[Start of DATA SHOWN]

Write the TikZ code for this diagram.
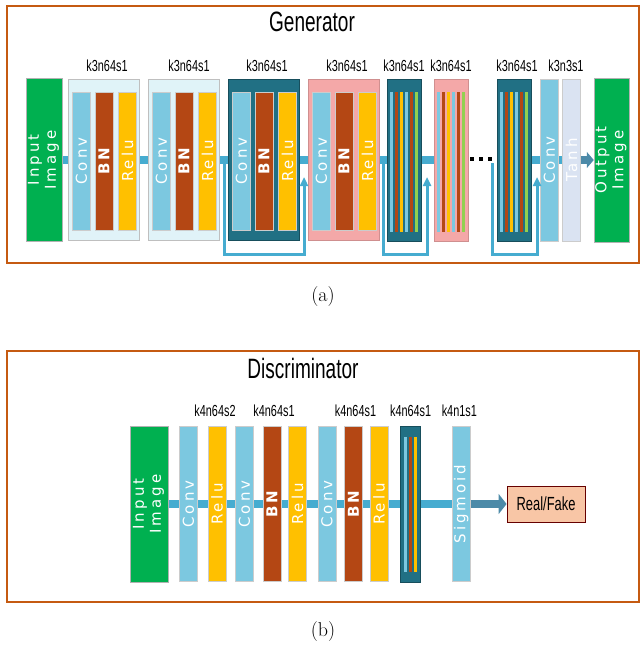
\documentclass[tikz,border=0pt]{standalone}
\usepackage{fontspec}
\usetikzlibrary{positioning,backgrounds,arrows.meta}
\newfontfamily\narrowfont[FakeStretch=0.68]{Liberation Sans}
\newfontfamily\layerfont[LetterSpace=20]{DejaVu Sans}
\definecolor{framec}{RGB}{197,90,17}
\definecolor{convc}{RGB}{124,200,224}
\definecolor{bnc}{RGB}{180,71,20}
\definecolor{reluc}{RGB}{255,192,0}
\definecolor{tealc}{RGB}{33,112,132}
\definecolor{pinkc}{RGB}{244,168,168}
\definecolor{cyanbox}{RGB}{224,243,248}
\definecolor{imgc}{RGB}{0,176,80}
\definecolor{barc}{RGB}{70,172,208}
\definecolor{arrc}{RGB}{76,138,168}
\definecolor{tanhc}{RGB}{218,227,242}
\definecolor{stripeg}{RGB}{146,208,80}
\definecolor{rfc}{RGB}{248,198,166}
\newcommand{\vtext}[1]{\rotatebox{90}{#1}}

\begin{document}
\begin{tikzpicture}[
    x=1pt, y=-1pt,
    layer/.style={draw=black!20, line width=0.5pt, minimum width=18pt, minimum height=138pt, inner sep=0pt, text=white, font=\layerfont\fontsize{15}{17}\selectfont},
    conv/.style={layer, fill=convc},
    bn/.style={layer, fill=bnc, font=\layerfont\bfseries\fontsize{15}{17}\selectfont},
    relu/.style={layer, fill=reluc},
    tall/.style={minimum height=155pt},
    group/.style={line width=0.8pt, minimum width=71pt, minimum height=161pt, inner sep=0pt},
    stack/.style={line width=0.8pt, minimum width=34pt, minimum height=162pt, inner sep=0pt},
    stripe/.style={minimum width=3.4pt, minimum height=140pt, inner sep=0pt},
    image/.style={layer, fill=imgc, draw=black!30},
    spec/.style={font=\narrowfont\fontsize{16}{16}\selectfont, inner sep=0pt},
    title/.style={font=\narrowfont\fontsize{28}{30}\selectfont, inner sep=0pt},
    caption/.style={font=\fontsize{20}{22}\selectfont, inner sep=0pt},
    bar/.style={barc, line width=8pt},
    skip/.style={barc, line width=3pt, -{Triangle[width=8pt,length=9pt]}},
    flow/.style={arrc, line width=8pt, -{Triangle[width=16pt,length=7pt]}},
    frame/.style={draw=framec, line width=1.4pt}
]
\useasboundingbox (0,0) rectangle (640,647);

% ========== GENERATOR ==========
\draw[frame] (7,6) rectangle (639,263);
\node[title] (gtitle) at (312,22) {Generator};

\node[image, minimum width=36pt, minimum height=163pt] (gin) at (44,160) {\vtext{\begin{tabular}{@{}c@{}}Input\\Image\end{tabular}}};

% Conv-BN-Relu groups
\node[group, fill=cyanbox, draw=black!25] (b1) at (104,160) {};
\node[bn] (n1) at (104,161) {\vtext{BN}};
\node[conv, left=4pt of n1] (c1) {\vtext{Conv}};
\node[relu, right=5pt of n1] (r1) {\vtext{Relu}};

\node[group, fill=cyanbox, draw=black!25] (b2) at (184,160) {};
\node[bn] (n2) at (184,161) {\vtext{BN}};
\node[conv, left=4pt of n2] (c2) {\vtext{Conv}};
\node[relu, right=5pt of n2] (r2) {\vtext{Relu}};

\node[group, fill=tealc, draw=tealc!70!black] (b3) at (264,160) {};
\node[bn] (n3) at (264,161) {\vtext{BN}};
\node[conv, left=4pt of n3] (c3) {\vtext{Conv}};
\node[relu, right=5pt of n3] (r3) {\vtext{Relu}};

\node[group, fill=pinkc, draw=pinkc!85!black] (b4) at (344,160) {};
\node[bn] (n4) at (344,161) {\vtext{BN}};
\node[conv, left=4pt of n4] (c4) {\vtext{Conv}};
\node[relu, right=5pt of n4] (r4) {\vtext{Relu}};

% striped stacks
\node[stack, fill=tealc, draw=tealc!70!black] (s5) at (404,160) {};
\node[stack, fill=pinkc, draw=pinkc!85!black] (s6) at (451,160) {};
\node[stack, fill=tealc, draw=tealc!70!black] (s7) at (514,160) {};
\foreach \s in {s5,s6,s7}
  \foreach \dx/\col in {-12.5/convc, -7.5/bnc, -2.5/reluc, 2.5/convc, 7.5/bnc, 12.5/stripeg}
    \node[stripe, fill=\col] at ([xshift=\dx pt, yshift=-2pt]\s.center) {};

% dots
\foreach \d in {472,481,490}
  \fill (\d-2,157.5) rectangle ++(4,4);

\node[conv, minimum height=162pt] (gconv) at (549.5,160) {\vtext{Conv}};
\node[layer, fill=tanhc, minimum height=162pt] (tanh) at (571.5,160) {\vtext{Tanh}};
\node[image, minimum width=35pt, minimum height=164pt] (gout) at (611.5,160) {\vtext{\begin{tabular}{@{}c@{}}Output\\Image\end{tabular}}};

% layer specs
\node[spec, above=7pt of b1, xshift=3pt] (l1) {k3n64s1};
\node[spec, above=7pt of b2, xshift=5pt] (l2) {k3n64s1};
\node[spec, above=7pt of b3, xshift=3pt] (l3) {k3n64s1};
\node[spec, above=7pt of b4, xshift=3pt] (l4) {k3n64s1};
\node[spec, above=7pt of s5] (l5) {k3n64s1};
\node[spec, above=7pt of s6] (l6) {k3n64s1};
\node[spec, above=7pt of s7, xshift=3pt] (l7) {k3n64s1};
\node[spec] (l8) at (566,66) {k3n3s1};

% main path
\begin{scope}[on background layer]
\draw[bar] (gin) -- (s6);
\draw[bar] (s7) -- (tanh);
\end{scope}
\draw[flow] (tanh.east) -- (gout.west);

% skip connections
\coordinate (k1a) at (224,160);
\coordinate (k1b) at (304,177);
\coordinate (k2a) at (383,160);
\coordinate (k2b) at (427,177);
\coordinate (k3a) at (492,163);
\coordinate (k3b) at (537,177);
\draw[skip] (k1a) -- ++(0,94) -| (k1b);
\draw[skip] (k2a) -- ++(0,94) -| (k2b);
\draw[skip] (k3a) -- ++(0,91) -| (k3b);

\node[caption] (capa) at (323,297) {(a)};

% ========== DISCRIMINATOR ==========
\draw[frame] (7,351) rectangle (639,602);
\node[title] (dtitle) at (303,368) {Discriminator};

\node[image, minimum width=38pt, minimum height=156pt] (din) at (149,504) {\vtext{\begin{tabular}{@{}c@{}}Input\\Image\end{tabular}}};
\node[conv, tall] (dc1) at (188.5,504) {\vtext{Conv}};
\node[relu, tall, right=10pt of dc1] (dr1) {\vtext{Relu}};
\node[conv, tall, right=9pt of dr1] (dc2) {\vtext{Conv}};
\node[bn, tall, right=9pt of dc2] (dn2) {\vtext{BN}};
\node[relu, tall, right=7pt of dn2] (dr2) {\vtext{Relu}};
\node[conv, tall, right=11pt of dr2] (dc3) {\vtext{Conv}};
\node[bn, tall, right=8pt of dc3] (dn3) {\vtext{BN}};
\node[relu, tall, right=7pt of dn3] (dr3) {\vtext{Relu}};
\node[stack, fill=tealc, draw=tealc!70!black, minimum width=20pt, minimum height=156pt, right=12pt of dr3] (ds4) {};
\foreach \dx/\col in {-5/convc, 0/bnc, 5/reluc}
  \node[stripe, fill=\col, minimum height=135pt] at ([xshift=\dx pt]ds4.center) {};
\node[conv, tall, right=31pt of ds4] (dsig) {\vtext{Sigmoid}};
\node[draw=black!60!red, line width=1pt, fill=rfc, minimum width=78pt, minimum height=36pt, font=\narrowfont\fontsize{19}{19}\selectfont, right=36pt of dsig] (rf) {Real/Fake};

% layer specs
\node[spec, above=9pt of dr1, xshift=-2pt] (m1) {k4n64s2};
\node[spec, above=9pt of dn2, xshift=2pt] (m2) {k4n64s1};
\node[spec, above=9pt of dn3, xshift=2pt] (m3) {k4n64s1};
\node[spec, above=9pt of ds4] (m4) {k4n64s1};
\node[spec, above=9pt of dsig, xshift=-2pt] (m5) {k4n1s1};

\begin{scope}[on background layer]
\draw[bar] (din) -- (dsig);
\end{scope}
\draw[flow, -{Triangle[width=20pt,length=8pt]}] (dsig.east) -- (rf.west);

\node[caption] (capb) at (323,632) {(b)};

\end{tikzpicture}
\end{document}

[End of DATA SHOWN]

__WORK REQUIRED__: Take the lines from the start of the material to the line with "(0,0) rectangle (640,647);", both included, and transcribe them exactly without the pictures.

__FULL OUTPUT__:
Write the TikZ code for this diagram.
\documentclass[tikz,border=0pt]{standalone}
\usepackage{fontspec}
\usetikzlibrary{positioning,backgrounds,arrows.meta}
\newfontfamily\narrowfont[FakeStretch=0.68]{Liberation Sans}
\newfontfamily\layerfont[LetterSpace=20]{DejaVu Sans}
\definecolor{framec}{RGB}{197,90,17}
\definecolor{convc}{RGB}{124,200,224}
\definecolor{bnc}{RGB}{180,71,20}
\definecolor{reluc}{RGB}{255,192,0}
\definecolor{tealc}{RGB}{33,112,132}
\definecolor{pinkc}{RGB}{244,168,168}
\definecolor{cyanbox}{RGB}{224,243,248}
\definecolor{imgc}{RGB}{0,176,80}
\definecolor{barc}{RGB}{70,172,208}
\definecolor{arrc}{RGB}{76,138,168}
\definecolor{tanhc}{RGB}{218,227,242}
\definecolor{stripeg}{RGB}{146,208,80}
\definecolor{rfc}{RGB}{248,198,166}
\newcommand{\vtext}[1]{\rotatebox{90}{#1}}

\begin{document}
\begin{tikzpicture}[
    x=1pt, y=-1pt,
    layer/.style={draw=black!20, line width=0.5pt, minimum width=18pt, minimum height=138pt, inner sep=0pt, text=white, font=\layerfont\fontsize{15}{17}\selectfont},
    conv/.style={layer, fill=convc},
    bn/.style={layer, fill=bnc, font=\layerfont\bfseries\fontsize{15}{17}\selectfont},
    relu/.style={layer, fill=reluc},
    tall/.style={minimum height=155pt},
    group/.style={line width=0.8pt, minimum width=71pt, minimum height=161pt, inner sep=0pt},
    stack/.style={line width=0.8pt, minimum width=34pt, minimum height=162pt, inner sep=0pt},
    stripe/.style={minimum width=3.4pt, minimum height=140pt, inner sep=0pt},
    image/.style={layer, fill=imgc, draw=black!30},
    spec/.style={font=\narrowfont\fontsize{16}{16}\selectfont, inner sep=0pt},
    title/.style={font=\narrowfont\fontsize{28}{30}\selectfont, inner sep=0pt},
    caption/.style={font=\fontsize{20}{22}\selectfont, inner sep=0pt},
    bar/.style={barc, line width=8pt},
    skip/.style={barc, line width=3pt, -{Triangle[width=8pt,length=9pt]}},
    flow/.style={arrc, line width=8pt, -{Triangle[width=16pt,length=7pt]}},
    frame/.style={draw=framec, line width=1.4pt}
]
\useasboundingbox (0,0) rectangle (640,647);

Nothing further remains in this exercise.